Since war and instability is everyone’s calamity, diplomacy is the business of us all. We have observed that at this moment in time the ability to talk with, rather than at, each other has never been more needed. 

Those who share our values, and even those who do not, gain from understanding each other’s position, even when we cannot agree. From understanding comes opportunity and from diplomacy comes compromise, the building block of better relations between nations. We said we need more diplomacy, more engagement, more compromise. 

As Churchill also said in his later years, “meeting jaw-to-jaw is better than war.”

The inherent tensions and imbalances in the global order – between the desire for a rules-based order that protects small states against aggression, and the unjustified exercise of power by certain Great Powers – have only grown over the last past eight decades. 

Yet small states matter now as much as they did then.
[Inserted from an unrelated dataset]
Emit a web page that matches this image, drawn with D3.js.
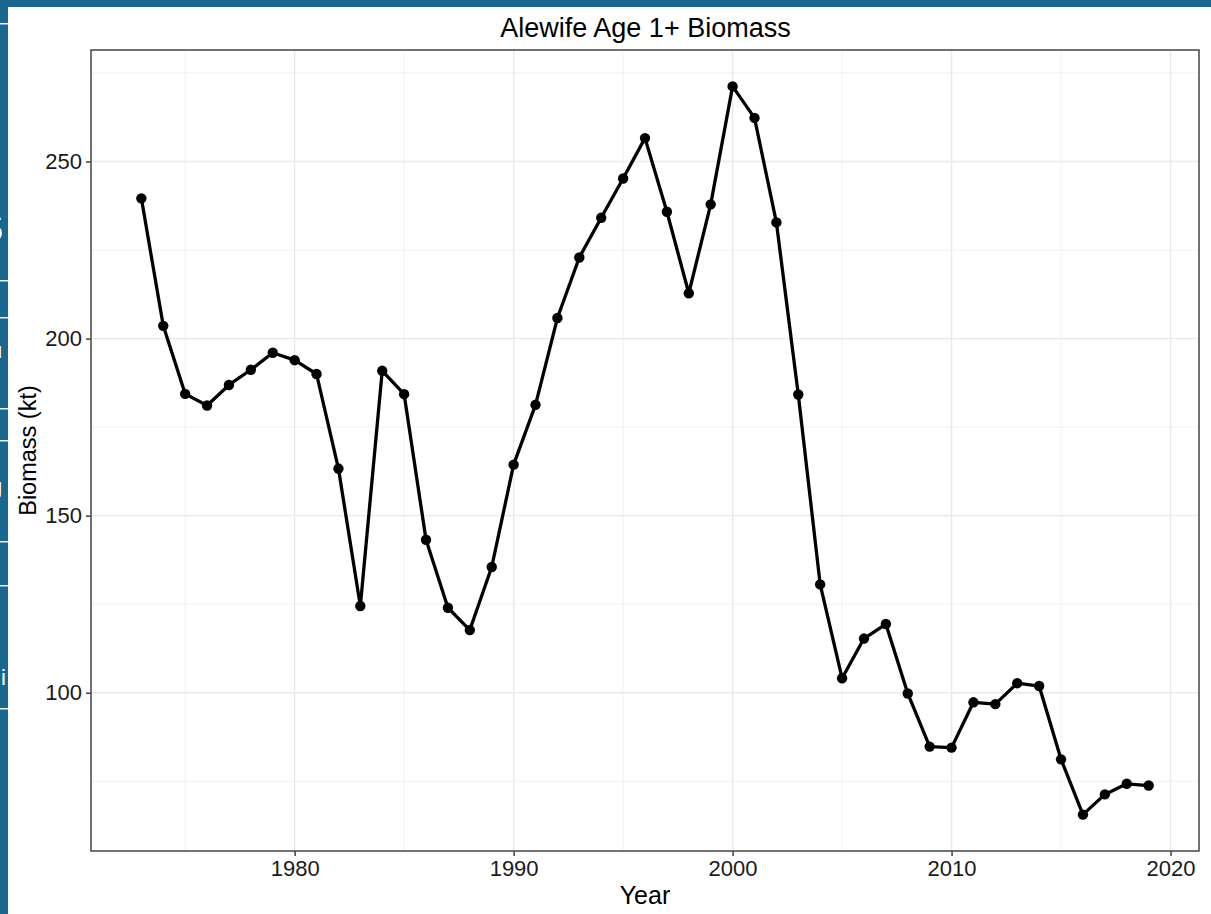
<!DOCTYPE html>
<html>
<head>
<meta charset="utf-8">
<script src="https://cdn.jsdelivr.net/npm/d3@7"></script>
<style>
  html, body { margin: 0; padding: 0; background: #ffffff; }
  svg { display: block; }
  text { font-family: "Liberation Sans", Arial, sans-serif; }
</style>
</head>
<body>
<div id="chart"></div>
<script>
// ---- data ----
const years = [1973,1974,1975,1976,1977,1978,1979,1980,1981,1982,1983,1984,1985,1986,1987,1988,1989,1990,1991,1992,1993,1994,1995,1996,1997,1998,1999,2000,2001,2002,2003,2004,2005,2006,2007,2008,2009,2010,2011,2012,2013,2014,2015,2016,2017,2018,2019];
const biomass = [239.6,203.6,184.4,181.1,186.9,191.2,196.0,193.9,190.0,163.3,124.5,190.9,184.3,143.2,124.0,117.7,135.5,164.4,181.3,205.8,222.9,234.1,245.2,256.6,235.8,212.8,237.9,271.2,262.3,232.8,184.2,130.6,104.1,115.3,119.4,99.8,84.8,84.5,97.3,96.8,102.7,101.9,81.2,65.6,71.3,74.3,73.8];
const xTicks = [1980,1990,2000,2010,2020];
const xMinor = [1975,1985,1995,2005,2015];
const yTicks = [100,150,200,250];
const yMinor = [75,125,175,225,275];
const title = "Alewife Age 1+ Biomass";
const xTitle = "Year";
const yTitle = "Biomass (kt)";

// ---- layout ----
const W = 1211, H = 914;
const panel = {left: 91, right: 1199, top: 50, bottom: 851};
const frameColor = "#19668f";

const svg = d3.select("#chart").append("svg").attr("width", W).attr("height", H);

// slide frame behind the chart
svg.append("rect").attr("x",0).attr("y",0).attr("width",W).attr("height",H).attr("fill",frameColor);
svg.append("rect").attr("x",8).attr("y",7).attr("width",W-8).attr("height",H-7).attr("fill","#ffffff");
// fragments of the slide's sidebar (white separators + clipped letters)
const side = svg.append("g");
side.append("clipPath").attr("id","sideclip").append("rect").attr("x",0).attr("y",7).attr("width",8).attr("height",H-7);
const sg = side.append("g").attr("clip-path","url(#sideclip)");
[23, 280, 317, 408, 440, 541, 585, 708].forEach(y => {
  sg.append("rect").attr("x",0).attr("y",y).attr("width",8).attr("height",1.5).attr("fill","#ffffff").attr("opacity",0.9);
});
sg.append("text").attr("x",-30).attr("y",122).attr("font-size",52).attr("font-weight","bold").attr("fill","#fff").text("o");
sg.append("text").attr("x",-28).attr("y",242).attr("font-size",58).attr("font-weight","bold").attr("fill","#fff").text("s");
sg.append("text").attr("x",-10).attr("y",358).attr("font-size",22).attr("fill","#fff").text("u");
sg.append("text").attr("x",-10).attr("y",494).attr("font-size",22).attr("fill","#fff").text("g");
sg.append("text").attr("x",1).attr("y",685).attr("font-size",22).attr("fill","#fff").text("i");

// ---- scales ----
const yMin = d3.min(biomass), yMax = d3.max(biomass);
const yPad = (yMax - yMin) * 0.05;
const xMin = d3.min(years), xMax = d3.max(years);
const xPad = (xMax - xMin) * 0.05;
const x = d3.scaleLinear().domain([xMin - xPad, xMax + xPad]).range([panel.left, panel.right]);
const y = d3.scaleLinear().domain([yMin - yPad, yMax + yPad]).range([panel.bottom, panel.top]);

// ---- grid ----
const grid = svg.append("g");
grid.selectAll(".xminor").data(xMinor).enter().append("line")
  .attr("x1", d => x(d)).attr("x2", d => x(d)).attr("y1", panel.top).attr("y2", panel.bottom)
  .attr("stroke", "#f1f1f1").attr("stroke-width", 1);
grid.selectAll(".yminor").data(yMinor).enter().append("line")
  .attr("y1", d => y(d)).attr("y2", d => y(d)).attr("x1", panel.left).attr("x2", panel.right)
  .attr("stroke", "#f1f1f1").attr("stroke-width", 1);
grid.selectAll(".xmajor").data(xTicks).enter().append("line")
  .attr("x1", d => x(d)).attr("x2", d => x(d)).attr("y1", panel.top).attr("y2", panel.bottom)
  .attr("stroke", "#e9e9e9").attr("stroke-width", 1.4);
grid.selectAll(".ymajor").data(yTicks).enter().append("line")
  .attr("y1", d => y(d)).attr("y2", d => y(d)).attr("x1", panel.left).attr("x2", panel.right)
  .attr("stroke", "#e9e9e9").attr("stroke-width", 1.4);

// ---- axes ----
const xAxis = d3.axisBottom(x).tickValues(xTicks).tickFormat(d3.format("d")).tickSize(5).tickPadding(4);
const yAxis = d3.axisLeft(y).tickValues(yTicks).tickFormat(d3.format("d")).tickSize(5).tickPadding(4);
const gx = svg.append("g").attr("transform", `translate(0,${panel.bottom})`).call(xAxis);
const gy = svg.append("g").attr("transform", `translate(${panel.left},0)`).call(yAxis);
[gx, gy].forEach(g => {
  g.select(".domain").remove();
  g.selectAll(".tick line").attr("stroke", "#333333").attr("stroke-width", 1.4);
  g.selectAll(".tick text").attr("fill", "#1a1a1a").attr("font-size", 22)
    .attr("font-family", '"Liberation Sans", Arial, sans-serif');
});

// ---- panel border ----
svg.append("rect").attr("x", panel.left).attr("y", panel.top)
  .attr("width", panel.right - panel.left).attr("height", panel.bottom - panel.top)
  .attr("fill", "none").attr("stroke", "#444444").attr("stroke-width", 1.5);

// ---- series ----
const data = years.map((yr, i) => ({year: yr, value: biomass[i]}));
const line = d3.line().x(d => x(d.year)).y(d => y(d.value));
svg.append("path").datum(data).attr("d", line)
  .attr("fill", "none").attr("stroke", "#000").attr("stroke-width", 3.3).attr("stroke-linejoin", "round");
svg.selectAll(".pt").data(data).enter().append("circle")
  .attr("cx", d => x(d.year)).attr("cy", d => y(d.value)).attr("r", 5.2).attr("fill", "#000");

// ---- titles ----
svg.append("text").attr("x", 645.5).attr("y", 37)
  .attr("text-anchor", "middle").attr("font-size", 27).attr("fill", "#000").text(title);
svg.append("text").attr("x", (panel.left + panel.right) / 2).attr("y", 904)
  .attr("text-anchor", "middle").attr("font-size", 25).attr("fill", "#000").text(xTitle);
svg.append("text").attr("transform", `translate(36,${(panel.top + panel.bottom) / 2}) rotate(-90)`)
  .attr("text-anchor", "middle").attr("font-size", 23.5).attr("fill", "#000").text(yTitle);
</script>
</body>
</html>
New Zealand holds the foundational belief that all states are equal and that our voices matter as much as more powerful states. Adopting a prudential approach to our diplomacy also means not reacting to everything that happens around us. 

In closing, it’s fitting to return to the broad theme of the event – New Zealand’s foreign policy in a contested world.

The outlook is challenging, to say the least, and we – government and public alike – must grapple with the reality of the fraught strategic circumstances that New Zealand faces.

We have many friends in the world, but no-one owes New Zealand a living. It is incumbent upon us to chart our course, assert our priorities, cultivate our partnerships, and pursue our interests with the vigour we have injected into our diplomatic efforts these past 18 months.

Amidst serious challenges and risk, there are also opportunities. Realising these means that we must continue to bring energy, urgency and a sharper focus to our foreign policy. 

Through the Foreign Policy Reset, we are focused on doing exactly that and ensuring that we continue to deliver security and prosperity for all New Zealanders.